The most depressing part of all this is that her loss is the only scenario where Hillary actually, truly wins. I mean that. Her Day 1 in the presidency would have been marked by some kind of faux scandal, an immediate call for impeachment, an assassination attempt, or all of the above. Instead, her loss comes as the equivalent of a political martyrdom, and the administration that could have been gets to live on in our imaginations as a rose tinted vision, an incomplete promise. I have no doubt that history will eventually vindicate her and call the election season for what it truly was — an extended witch trial. But the fact that her historic achievement was not truly appreciated when she ran still leaves a bitter aftertaste in my mouth.
The election also felt incredibly personal because as a young girl, Hillary was one of my first powerful female role models.

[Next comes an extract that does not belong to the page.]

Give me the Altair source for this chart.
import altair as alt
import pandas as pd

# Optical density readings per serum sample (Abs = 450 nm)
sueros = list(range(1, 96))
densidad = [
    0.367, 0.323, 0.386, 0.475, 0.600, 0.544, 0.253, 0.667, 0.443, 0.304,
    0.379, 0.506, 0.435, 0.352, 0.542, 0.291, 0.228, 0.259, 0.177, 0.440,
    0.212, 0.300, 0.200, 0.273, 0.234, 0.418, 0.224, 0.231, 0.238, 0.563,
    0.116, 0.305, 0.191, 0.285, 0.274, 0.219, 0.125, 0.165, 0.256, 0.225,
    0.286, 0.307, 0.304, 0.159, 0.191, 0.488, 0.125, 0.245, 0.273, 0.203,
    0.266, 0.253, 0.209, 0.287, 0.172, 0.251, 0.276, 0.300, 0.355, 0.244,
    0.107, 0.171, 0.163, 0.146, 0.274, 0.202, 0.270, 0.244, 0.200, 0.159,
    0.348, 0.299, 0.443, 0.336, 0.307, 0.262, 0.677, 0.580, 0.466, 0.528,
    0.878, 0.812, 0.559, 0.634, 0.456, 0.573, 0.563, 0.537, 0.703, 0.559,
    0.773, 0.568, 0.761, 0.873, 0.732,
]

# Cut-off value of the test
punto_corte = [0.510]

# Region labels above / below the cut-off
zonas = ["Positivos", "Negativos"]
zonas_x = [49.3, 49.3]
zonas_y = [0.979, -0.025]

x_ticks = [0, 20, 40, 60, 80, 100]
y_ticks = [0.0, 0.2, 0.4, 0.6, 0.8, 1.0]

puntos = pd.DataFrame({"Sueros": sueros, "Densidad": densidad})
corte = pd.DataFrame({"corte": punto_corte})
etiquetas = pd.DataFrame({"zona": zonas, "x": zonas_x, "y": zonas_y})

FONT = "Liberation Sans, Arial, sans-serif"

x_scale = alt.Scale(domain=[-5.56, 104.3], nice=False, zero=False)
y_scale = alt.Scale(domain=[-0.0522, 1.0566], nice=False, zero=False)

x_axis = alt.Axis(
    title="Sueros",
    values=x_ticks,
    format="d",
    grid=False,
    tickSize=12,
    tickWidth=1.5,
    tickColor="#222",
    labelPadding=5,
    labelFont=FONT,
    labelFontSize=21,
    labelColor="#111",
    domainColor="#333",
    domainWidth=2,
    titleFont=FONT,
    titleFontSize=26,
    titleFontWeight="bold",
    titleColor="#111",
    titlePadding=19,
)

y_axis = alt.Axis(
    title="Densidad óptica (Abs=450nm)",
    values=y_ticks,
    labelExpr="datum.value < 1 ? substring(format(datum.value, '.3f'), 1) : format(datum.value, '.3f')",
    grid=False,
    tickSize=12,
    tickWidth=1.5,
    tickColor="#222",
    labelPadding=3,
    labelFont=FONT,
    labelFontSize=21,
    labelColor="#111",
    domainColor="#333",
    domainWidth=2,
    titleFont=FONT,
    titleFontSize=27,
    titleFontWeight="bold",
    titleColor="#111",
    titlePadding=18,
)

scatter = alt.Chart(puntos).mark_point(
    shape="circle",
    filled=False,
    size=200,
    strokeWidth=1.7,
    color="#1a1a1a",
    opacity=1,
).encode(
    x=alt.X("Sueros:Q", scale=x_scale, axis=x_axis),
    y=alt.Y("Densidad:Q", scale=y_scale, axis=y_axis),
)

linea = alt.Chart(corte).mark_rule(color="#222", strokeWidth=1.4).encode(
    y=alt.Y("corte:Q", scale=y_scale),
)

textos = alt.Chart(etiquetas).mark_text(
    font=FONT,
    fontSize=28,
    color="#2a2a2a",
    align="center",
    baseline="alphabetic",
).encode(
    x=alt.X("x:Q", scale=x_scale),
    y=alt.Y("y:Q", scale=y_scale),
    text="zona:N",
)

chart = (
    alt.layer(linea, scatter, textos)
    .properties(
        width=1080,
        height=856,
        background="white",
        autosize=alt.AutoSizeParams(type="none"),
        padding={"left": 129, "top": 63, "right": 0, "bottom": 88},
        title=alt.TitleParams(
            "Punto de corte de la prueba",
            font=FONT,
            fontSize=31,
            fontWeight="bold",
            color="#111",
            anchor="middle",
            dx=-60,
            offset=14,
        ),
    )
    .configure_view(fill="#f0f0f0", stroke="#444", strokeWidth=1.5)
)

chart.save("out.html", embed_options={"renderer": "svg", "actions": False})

Growing up, she was a living, breathing embodiment of what I fundamentally believed to be true: that hard work and ambition could shatter even the toughest of glass ceilings. I also saw parts of myself in her — her bookworm, wonky nature, her awkwardness with speaking to large crowds, her perceived lack of “warmth” — all things that she was mercilessly ripped apart for.

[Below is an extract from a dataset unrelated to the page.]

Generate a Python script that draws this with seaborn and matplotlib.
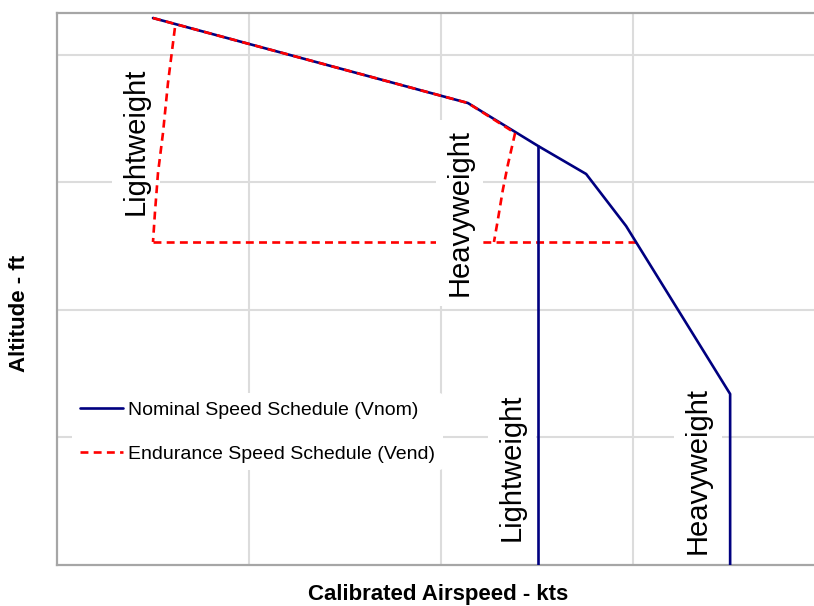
import matplotlib
matplotlib.use("Agg")
import matplotlib.pyplot as plt
import seaborn as sns
from matplotlib.lines import Line2D

# ---- data (arbitrary units: airspeed kts, altitude ft) ----
nom_x = [175.0, 257.0, 275.3, 287.8, 298.2, 325.3, 325.3]
nom_y = [42900, 36235, 32863, 30667, 26588, 13412, 0]
nom_light_x = [275.3, 275.3]
nom_light_y = [32863, 0]

end_upper_x = [175.0, 257.0, 269.3]
end_upper_y = [42900, 36235, 33882]
end_light_x = [180.7, 178.9, 177.6, 176.3, 175.5, 175.0]
end_light_y = [42118, 37804, 33882, 30745, 27608, 25333]
end_heavy_x = [269.3, 267.4, 266.1, 264.8, 263.8]
end_heavy_y = [33882, 31373, 29412, 27059, 25333]
end_floor_x = [175.0, 300.8]
end_floor_y = [25333, 25333]

labels = ["Lightweight", "Heavyweight", "Lightweight", "Heavyweight"]
label_x = [170.6, 254.9, 268.5, 316.9]
label_y = [33255, 27608, 7686, 7450]

legend_labels = ["Nominal Speed Schedule (Vnom)", "Endurance Speed Schedule (Vend)"]

NAVY = "#000080"
RED = "#ff0000"

sns.set_style("whitegrid")
plt.rcParams["font.family"] = ["Liberation Sans", "DejaVu Sans"]
plt.rcParams["text.color"] = "black"
plt.rcParams["axes.labelcolor"] = "black"

fig = plt.figure(figsize=(8.14, 6.06), dpi=100)
ax = fig.add_axes([57/814, 41/606, 757/814, 552/606])

lw = 1.9


def draw(xs, ys, color, dashed=False, z=2):
    sns.lineplot(x=xs, y=ys, sort=False, estimator=None, errorbar=None,
                 color=color, lw=lw, ax=ax)
    ln = ax.lines[-1]
    if dashed:
        ln.set_dashes((3, 2))
    ln.set_zorder(z)


draw(nom_x, nom_y, NAVY, z=4.5)
draw(nom_light_x, nom_light_y, NAVY, z=4.5)
draw(end_upper_x, end_upper_y, RED, True, 4.6)
draw(end_light_x, end_light_y, RED, True, 4.6)
draw(end_heavy_x, end_heavy_y, RED, True, 4.6)
draw(end_floor_x, end_floor_y, RED, True, 2.5)

for t, x, y in zip(labels, label_x, label_y):
    ax.text(x, y, t, rotation=90, ha="center", va="center", fontsize=21,
            color="black", zorder=4,
            bbox=dict(facecolor="white", edgecolor="none", pad=7))

handles = [Line2D([], [], color=NAVY, lw=lw),
           Line2D([], [], color=RED, lw=lw, dashes=(3, 2))]
leg = ax.legend(handles, legend_labels, loc="center left",
                bbox_to_anchor=(0.0198, 0.2410), borderaxespad=0,
                frameon=True, fontsize=14, handlelength=2.2,
                handletextpad=0.3, labelspacing=1.35, borderpad=0.4)
leg.get_frame().set_edgecolor("none")
leg.get_frame().set_facecolor("white")
leg.get_frame().set_alpha(1)
leg.set_zorder(5)
for txt in leg.get_texts():
    txt.set_color("black")

ax.set_xlim(150, 347.14)
ax.set_ylim(0, 43294)
ax.set_xticks([200, 250, 300])
ax.set_yticks([10000, 20000, 30000, 40000])
ax.set_xticklabels([])
ax.set_yticklabels([])
ax.tick_params(length=0)
ax.grid(True, color="#dcdcdc", lw=1.5)

for side in ["left", "bottom", "top"]:
    ax.spines[side].set_visible(True)
    ax.spines[side].set_color("#a6a6a6")
    ax.spines[side].set_linewidth(1.6)
ax.spines["right"].set_visible(False)

ax.set_xlabel("Calibrated Airspeed - kts", fontsize=16, fontweight="bold", color="black")
ax.set_ylabel("Altitude - ft", fontsize=16, fontweight="bold", color="black")
ax.xaxis.set_label_coords(0.503, -0.054)
ax.xaxis.label.set_va("center")
ax.yaxis.set_label_coords(-0.0489, 0.455)
ax.yaxis.label.set_va("center")

fig.savefig("out.png", dpi=100)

And in the end, I do believe she tried her hardest. She smiled. She wore makeup. She won all three presidential debates. She did everything she “needed” to do and more. And she still lost.
But now, in her defeat, she’s finally free. Free to do whatever the hell she wants — lose the makeup, scowl all she wants, paint her nails purple whenever she feels like it. If she wants to build 100 schools for girls in the Middle East through the Clinton Foundation, she can do it. If she would prefer to do nothing more than take selfies in the woods in Chappaqua, she can do that too. She has some lingering sadness, yes, but she also gets some well-deserved peace.
That said, I don’t believe we will have a female president any time soon. Truly, I don’t. And I wish that there could be some other way around it, but the way I see it, the Democrats’ audacity in running a female candidate at the top of their ticket, only to have her lose, is one that will hurt aspiring female candidates on both sides for a long, long time.
So goodbye, Madam President. There will perhaps one day be a woman leading our nation, but by God, I really wanted this one. Hillary Rodham Clinton was someone who never hid her ambition or intelligence, who worked harder and smarter than just about everyone around her, and who dared to smash through glass ceilings despite knowing full well that the impact could leave her bleeding. Well, something has definitely been shattered, and folks are definitely bleeding. I just hope that we can pick up the broken pieces so that someday, someone will be able to take aim at that highest, hardest ceiling once again — and break it.